Question
Thu February 21, 2013 By: Kashish Agarwal
please and how does it decide its shape?I mean is this always same to the shape as per VSEPR theory??is there a permanent rule to decide the type of hybridisation in a specfic compound? It is important..please help...

please explain in detail, as how to conclude which compound posses which hybridisation???

Expert Reply
Fri February 22, 2013
Hybridization explains not only the bonding between atoms, but also the shapes of molecules. Hybridization means that two or more different pure atomic orbitals of the same energy level can be mixed (hybridized) to yield two or more hybrid atomic orbitals which are identical.

Hybrid orbitals contain;
(a) all unshared electron pairs (lone pairs)
(b) bonding electron pairs in single bonds (sigma bonds)
(c) one and only one of the electron pairs in a double or triple bond (again sigma bond, pi bonds not included).
In so far as the molecular geometry is concerned, a multiple bond acts as if it were a single bond. In other words, the "extra" electron pairs in a double bond or triple bond have no effect upon the geometry of a molecule.

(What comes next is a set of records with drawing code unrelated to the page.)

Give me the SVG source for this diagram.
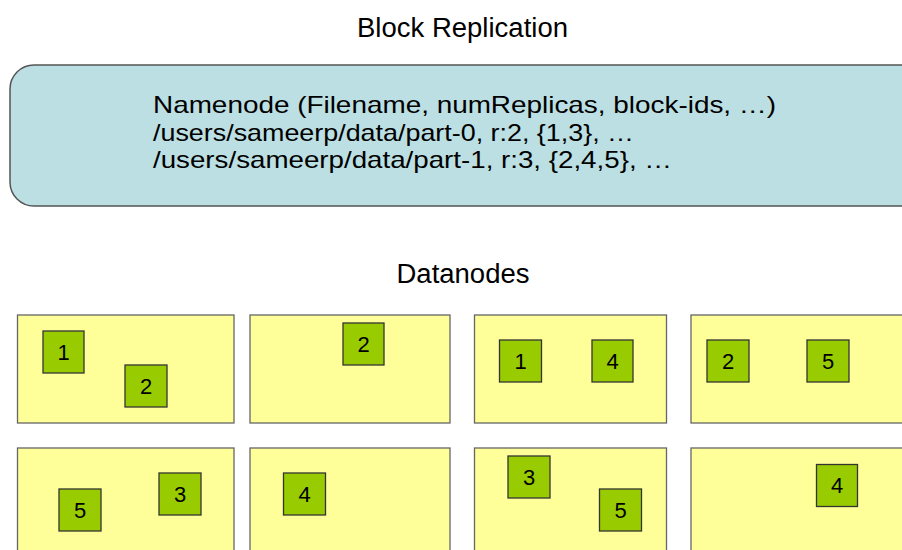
<svg xmlns="http://www.w3.org/2000/svg" width="902" height="550" viewBox="0 0 902 550">
<style>
text{font-family:"Liberation Sans",Arial,sans-serif;fill:#000}
.title{font-size:27px;text-anchor:middle}
.nn{font-size:24px}
.dn{fill:#ffff99;stroke:#666;stroke-width:1.3}
.blk{fill:#99cc00;stroke:#333;stroke-width:1.3}
.num{font-size:22px;text-anchor:middle}
</style>
<rect width="902" height="550" fill="#fff"/>
<text class="title" x="462.5" y="37" textLength="211" lengthAdjust="spacingAndGlyphs">Block Replication</text>
<g id="namenode">
<rect x="10" y="65" width="915" height="141" rx="24" ry="24" fill="#bbdfe2" stroke="#555" stroke-width="1.5"/>
<text class="nn" x="153" y="113" textLength="623" lengthAdjust="spacingAndGlyphs">Namenode (Filename, numReplicas, block-ids, …)</text>
<text class="nn" x="153" y="140.5" textLength="481" lengthAdjust="spacingAndGlyphs">/users/sameerp/data/part-0, r:2, {1,3}, …</text>
<text class="nn" x="153" y="168" textLength="519" lengthAdjust="spacingAndGlyphs">/users/sameerp/data/part-1, r:3, {2,4,5}, …</text>
</g>
<text class="title" x="463" y="283" textLength="133" lengthAdjust="spacingAndGlyphs">Datanodes</text>
<g id="dn1">
<rect class="dn" x="17.5" y="315" width="216.5" height="108"/>
<rect class="blk" x="43" y="331" width="41" height="42"/><text class="num" x="63.5" y="359.5">1</text>
<rect class="blk" x="125" y="365" width="42" height="42"/><text class="num" x="146" y="393.5">2</text>
</g>
<g id="dn2">
<rect class="dn" x="250" y="315" width="200" height="108"/>
<rect class="blk" x="343" y="323" width="41" height="42"/><text class="num" x="363.5" y="351.5">2</text>
</g>
<g id="dn3">
<rect class="dn" x="474.5" y="315" width="192" height="108"/>
<rect class="blk" x="499.5" y="340" width="42" height="42"/><text class="num" x="520.5" y="368.5">1</text>
<rect class="blk" x="592" y="340" width="41" height="42"/><text class="num" x="612.5" y="368.5">4</text>
</g>
<g id="dn4">
<rect class="dn" x="691" y="315" width="230" height="108"/>
<rect class="blk" x="707" y="340" width="42" height="42"/><text class="num" x="728" y="368.5">2</text>
<rect class="blk" x="807" y="340" width="42" height="42"/><text class="num" x="828" y="368.5">5</text>
</g>
<g id="dn5">
<rect class="dn" x="17.5" y="448" width="216.5" height="120"/>
<rect class="blk" x="59" y="489" width="42" height="42"/><text class="num" x="80" y="517.5">5</text>
<rect class="blk" x="159" y="473" width="42" height="42"/><text class="num" x="180" y="501.5">3</text>
</g>
<g id="dn6">
<rect class="dn" x="250" y="448" width="200" height="120"/>
<rect class="blk" x="283.5" y="473" width="42" height="42"/><text class="num" x="304.5" y="501.5">4</text>
</g>
<g id="dn7">
<rect class="dn" x="474.5" y="448" width="192" height="120"/>
<rect class="blk" x="508" y="456" width="42" height="42"/><text class="num" x="529" y="484.5">3</text>
<rect class="blk" x="599.5" y="489" width="42" height="42"/><text class="num" x="620.5" y="517.5">5</text>
</g>
<g id="dn8">
<rect class="dn" x="691" y="448" width="230" height="120"/>
<rect class="blk" x="816.5" y="464.5" width="41" height="42"/><text class="num" x="837" y="493">4</text>
</g>
<g id="connectors"></g>
</svg>
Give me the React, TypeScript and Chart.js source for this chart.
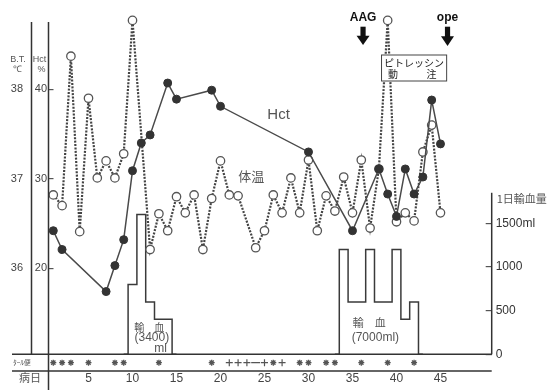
import React, { useEffect, useRef } from 'react';
import { Chart, registerables } from 'chart.js';

Chart.register(...registerables);

// ---------- data ----------
const dayTicks = [5, 10, 15, 20, 25, 30, 35, 40, 45];
const tempTicks = [36, 37, 38];
const hctTicks = [20, 30, 40];
const transfusionTicks = [0, 500, 1000, 1500];

const tempDays = [1, 2, 3, 4, 5, 6, 7, 8, 9, 10, 12, 13, 14, 15, 16, 17, 18, 19, 20, 21, 22, 24, 25, 26, 27, 28, 29, 30, 31, 32, 33, 34, 35, 36, 37, 38, 39, 40, 41, 42, 43, 44, 45];
const tempValues = [36.82, 36.7, 38.37, 36.41, 37.9, 37.01, 37.2, 37.01, 37.28, 38.77, 36.21, 36.61, 36.42, 36.8, 36.62, 36.82, 36.21, 36.78, 37.2, 36.82, 36.81, 36.23, 36.42, 36.82, 36.62, 37.01, 36.62, 37.21, 36.42, 36.81, 36.64, 37.02, 36.62, 37.21, 36.45, 37.11, 38.77, 36.52, 36.62, 36.53, 37.3, 37.6, 36.62];

const hctDays = [1, 2, 7, 8, 9, 10, 11, 12, 14, 15, 19, 20, 30, 35, 38, 39, 40, 41, 42, 43, 44, 45];
const hctValues = [24.2, 22.1, 17.4, 20.3, 23.2, 30.9, 34.0, 34.9, 40.7, 38.9, 39.9, 38.1, 33.0, 24.2, 31.1, 28.3, 25.8, 31.1, 28.3, 30.2, 38.8, 33.9];

const transfusionDays = [10, 11, 12, 13, 14, 34, 35, 36, 37, 38, 39, 40, 41, 42];
const transfusionMl = [800, 1600, 600, 400, 400, 1200, 600, 600, 1200, 600, 600, 1200, 400, 600];

const tarStoolStarDays = [1, 2, 3, 5, 8, 9, 13, 19, 26, 29, 30, 32, 33, 36, 39, 42];
const tarStoolPlusDays = [21, 22, 23, 25, 27];
const tarStoolDashDays = [24];

// ---------- layout constants ----------
const X_MIN = 0.4545;
const X_MAX = 50.82;
const T_MIN = 34.853;
const T_MAX = 38.752;
const H_MIN = 8.525;
const H_MAX = 47.52;
const V_MIN = -191.3;
const V_MAX = 3806;
const TAR_ROW = -96;
const RIGHT_AXIS_TOP = 1850;

function buildSteps(days: number[], ml: number[]) {
  const pts: { x: number; y: number | null }[] = [];
  for (let i = 0; i < days.length; i++) {
    const d = days[i];
    const startRun = i === 0 || days[i - 1] !== d - 1;
    if (startRun) {
      if (i > 0) pts.push({ x: d - 1.5, y: null });
      pts.push({ x: d - 1, y: 0 });
    }
    pts.push({ x: d, y: ml[i] });
    const endRun = i === days.length - 1 || days[i + 1] !== d + 1;
    if (endRun) pts.push({ x: d + 1, y: 0 });
  }
  return pts;
}

const FONT = 'Liberation Sans, Arial, sans-serif';
const CJK = '"Noto Sans CJK JP", sans-serif';

function line(ctx: CanvasRenderingContext2D, x1: number, y1: number, x2: number, y2: number) {
  ctx.beginPath();
  ctx.moveTo(x1, y1);
  ctx.lineTo(x2, y2);
  ctx.stroke();
}

function arrow(ctx: CanvasRenderingContext2D, cx: number, top: number, bottom: number) {
  const mid = top + (bottom - top) * 0.5;
  ctx.fillStyle = '#111';
  ctx.fillRect(cx - 2.6, top, 5.2, mid - top + 1);
  ctx.beginPath();
  ctx.moveTo(cx - 6.5, mid);
  ctx.lineTo(cx + 6.5, mid);
  ctx.lineTo(cx, bottom);
  ctx.closePath();
  ctx.fill();
}

const decor = {
  id: 'decor',
  afterDraw(chart: any) {
    const { ctx, chartArea, scales } = chart;
    const x = scales.x;
    const yT = scales.yT;
    const yH = scales.yH;
    const y2 = scales.y2;
    const base = y2.getPixelForValue(0);
    const far = 12;
    ctx.save();
    ctx.strokeStyle = '#333';
    ctx.lineWidth = 1.5;
    line(ctx, far, base, chartArea.right, base);
    line(ctx, far, chartArea.bottom, chartArea.right, chartArea.bottom);
    line(ctx, yT.right, chartArea.top, yT.right, base);
    line(ctx, chartArea.left, chartArea.top, chartArea.left, chart.height);
    line(ctx, chartArea.right, y2.getPixelForValue(RIGHT_AXIS_TOP), chartArea.right, base);

    ctx.textAlign = 'center';
    ctx.textBaseline = 'middle';
    // headers
    ctx.fillStyle = '#555';
    ctx.font = `9px ${FONT}`;
    ctx.fillText('B.T.', 18, 60);
    ctx.fillText('\u2103', 17.5, 70);
    ctx.fillText('Hct', 39.5, 60);
    ctx.fillText('%', 41.5, 70);

    // series labels
    ctx.fillStyle = '#555';
    ctx.font = `15px ${FONT}`;
    ctx.fillText('Hct', x.getPixelForValue(26.6), yH.getPixelForValue(37.2));
    ctx.font = `13px ${CJK}`;
    ctx.fillText('体温', x.getPixelForValue(23.5), yT.getPixelForValue(37.03));

    // transfusion labels
    ctx.fillStyle = '#555';
    ctx.font = `10px ${CJK}`;
    ctx.fillText('輸　血', x.getPixelForValue(11.9), y2.getPixelForValue(316));
    ctx.font = `12px ${FONT}`;
    ctx.fillText('(3400)', x.getPixelForValue(12.2), y2.getPixelForValue(187));
    ctx.textAlign = 'right';
    ctx.fillText('ml', x.getPixelForValue(13.9), y2.getPixelForValue(61));
    ctx.textAlign = 'center';
    ctx.font = `11px ${CJK}`;
    ctx.fillText('輸　血', x.getPixelForValue(36.9), y2.getPixelForValue(358));
    ctx.font = `12px ${FONT}`;
    ctx.fillText('(7000ml)', x.getPixelForValue(37.6), y2.getPixelForValue(187));

    // right axis title
    ctx.textAlign = 'left';
    ctx.font = `11px ${CJK}`;
    ctx.fillText('1日輸血量', chartArea.right + 5, y2.getPixelForValue(1779));

    // bottom rows
    ctx.textAlign = 'center';
    ctx.font = `11px ${CJK}`;
    ctx.fillText('病日', 30, 378);
    ctx.font = `7px ${CJK}`;
    ctx.fillText('ﾀｰﾙ便', 22, y2.getPixelForValue(TAR_ROW));

    // AAG / ope
    ctx.fillStyle = '#111';
    ctx.font = `bold 12px ${FONT}`;
    const aagX = x.getPixelForValue(36.2);
    const opeX = x.getPixelForValue(45.8);
    ctx.fillText('AAG', aagX, 17.5);
    ctx.fillText('ope', opeX, 18);
    arrow(ctx, aagX, 26.7, 45);
    arrow(ctx, opeX, 26.7, 46);

    // Pitressin box
    const bx1 = x.getPixelForValue(38.3);
    const bx2 = x.getPixelForValue(45.7);
    ctx.fillStyle = '#fff';
    ctx.fillRect(bx1, 55, bx2 - bx1, 26);
    ctx.strokeStyle = '#444';
    ctx.lineWidth = 1;
    ctx.strokeRect(bx1, 55, bx2 - bx1, 26);
    ctx.fillStyle = '#222';
    ctx.font = `10px ${CJK}`;
    ctx.fillText('ピトレッシン', (bx1 + bx2) / 2, 63);
    ctx.fillText('動', bx1 + 11.5, 74.5);
    ctx.fillText('注', bx1 + 50, 74.5);
    ctx.restore();
  },
};

export default function App() {
  const ref = useRef<HTMLCanvasElement | null>(null);
  useEffect(() => {
    if (!ref.current) return;
    const tarPoints = (days: number[]) => days.map((d) => ({ x: d, y: TAR_ROW }));
    const chart = new Chart(ref.current, {
      type: 'line',
      data: {
        datasets: [
          {
            label: 'Hct',
            data: hctDays.map((d, i) => ({ x: d, y: hctValues[i] })),
            yAxisID: 'yH',
            borderColor: '#4a4a4a',
            borderWidth: 1.5,
            pointRadius: 4,
            pointBackgroundColor: '#333',
            pointBorderColor: '#333',
            pointBorderWidth: 1,
            order: 0,
            clip: false,
          } as any,
          {
            label: '体温',
            data: tempDays.map((d, i) => ({ x: d, y: tempValues[i] })),
            yAxisID: 'yT',
            borderColor: '#444',
            borderWidth: 2.2,
            borderDash: [2, 1.4],
            pointRadius: 4.2,
            pointBackgroundColor: '#fff',
            pointBorderColor: '#555',
            pointBorderWidth: 1.3,
            order: 1,
            clip: false,
          } as any,
          {
            label: '輸血',
            data: buildSteps(transfusionDays, transfusionMl),
            yAxisID: 'y2',
            stepped: 'middle',
            spanGaps: false,
            borderColor: '#3a3a3a',
            borderWidth: 1.5,
            pointRadius: 0,
            order: 2,
          } as any,
          {
            label: 'tarStar',
            data: tarPoints(tarStoolStarDays),
            yAxisID: 'y2',
            showLine: false,
            pointStyle: 'star',
            pointRadius: 3,
            pointBorderColor: '#555',
            pointBorderWidth: 1.3,
            order: 3,
          } as any,
          {
            label: 'tarPlus',
            data: tarPoints(tarStoolPlusDays),
            yAxisID: 'y2',
            showLine: false,
            pointStyle: 'cross',
            pointRadius: 3.5,
            pointBorderColor: '#555',
            pointBorderWidth: 1.2,
            order: 3,
          } as any,
          {
            label: 'tarDash',
            data: tarPoints(tarStoolDashDays),
            yAxisID: 'y2',
            showLine: false,
            pointStyle: 'line',
            pointRadius: 4.5,
            pointBorderColor: '#555',
            pointBorderWidth: 1.2,
            order: 3,
          } as any,
        ],
      },
      options: {
        animation: false,
        responsive: false,
        maintainAspectRatio: false,
        layout: { padding: { top: 22, left: 0, right: 0, bottom: 0 } },
        plugins: { legend: { display: false }, tooltip: { enabled: false } },
        scales: {
          x: {
            type: 'linear',
            position: 'bottom',
            min: X_MIN,
            max: X_MAX,
            afterBuildTicks: (s: any) => {
              s.ticks = dayTicks.map((v) => ({ value: v }));
            },
            afterFit: (s: any) => {
              s.height = 19;
            },
            grid: { display: false, drawTicks: false },
            border: { display: false },
            ticks: {
              autoSkip: false,
              maxRotation: 0,
              padding: 0,
              color: '#444',
              font: { family: FONT, size: 12 },
            },
          },
          yT: {
            type: 'linear',
            position: 'left',
            weight: 2,
            min: T_MIN,
            max: T_MAX,
            afterBuildTicks: (s: any) => {
              s.ticks = tempTicks.map((v) => ({ value: v }));
            },
            afterFit: (s: any) => {
              s.width = 31.5;
            },
            grid: { display: false, drawTicks: false },
            border: { display: false },
            ticks: { padding: 8.5, color: '#444', font: { family: FONT, size: 11 } },
          },
          yH: {
            type: 'linear',
            position: 'left',
            weight: 1,
            min: H_MIN,
            max: H_MAX,
            afterBuildTicks: (s: any) => {
              s.ticks = hctTicks.map((v) => ({ value: v }));
            },
            afterFit: (s: any) => {
              s.width = 17;
            },
            grid: { display: true, drawOnChartArea: false, drawTicks: true, tickLength: -5, color: '#555', lineWidth: 1.2 },
            border: { display: false },
            ticks: { padding: 6.5, color: '#444', font: { family: FONT, size: 11 } },
          },
          y2: {
            type: 'linear',
            position: 'right',
            min: V_MIN,
            max: V_MAX,
            afterBuildTicks: (s: any) => {
              s.ticks = transfusionTicks.map((v) => ({ value: v }));
            },
            afterFit: (s: any) => {
              s.width = 59.3;
            },
            grid: { display: true, drawOnChartArea: false, drawTicks: true, tickLength: -6, color: '#555', lineWidth: 1.2 },
            border: { display: false },
            ticks: {
              padding: 10,
              color: '#333',
              font: { family: FONT, size: 12 },
              callback: (v: any) => (Number(v) === 1500 ? '1500ml' : String(v)),
            },
          },
        },
      },
      plugins: [decor],
    });
    return () => chart.destroy();
  }, []);
  return (
    <div style={{ position: 'absolute', left: 0, top: 0, width: 551, height: 390, background: '#fff' }}>
      <canvas ref={ref} width={551} height={390} />
    </div>
  );
}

The geometry of a molecule is fixed by the electron pairs in the hybrid orbitals about the central atom. These electron pairs in the hybrid orbitals may be bonding pairs or lone pairs. These electron pairs are directed to be as far apart as possible according to the VSEPR Theory and determines the shape of the molecules or polyatomic ions.

For example;
CO2:
O = C = O 
Carbon has 4 valence electrons and all these electrons are used to make bonds with two O atoms. The central atom C has no lone pair. The type of hybridization of C is "sp" (only two sigma bonds no lone pair).

SO2:
O - S = O There is a lone pair on S atom (cannot be shown)(O - S bond is a coordinate covalent bond, two bonding electrons are supplied by S atom)
Type of hybridization of S atom: 2 sigma and 1 lone pair, therefore sp2.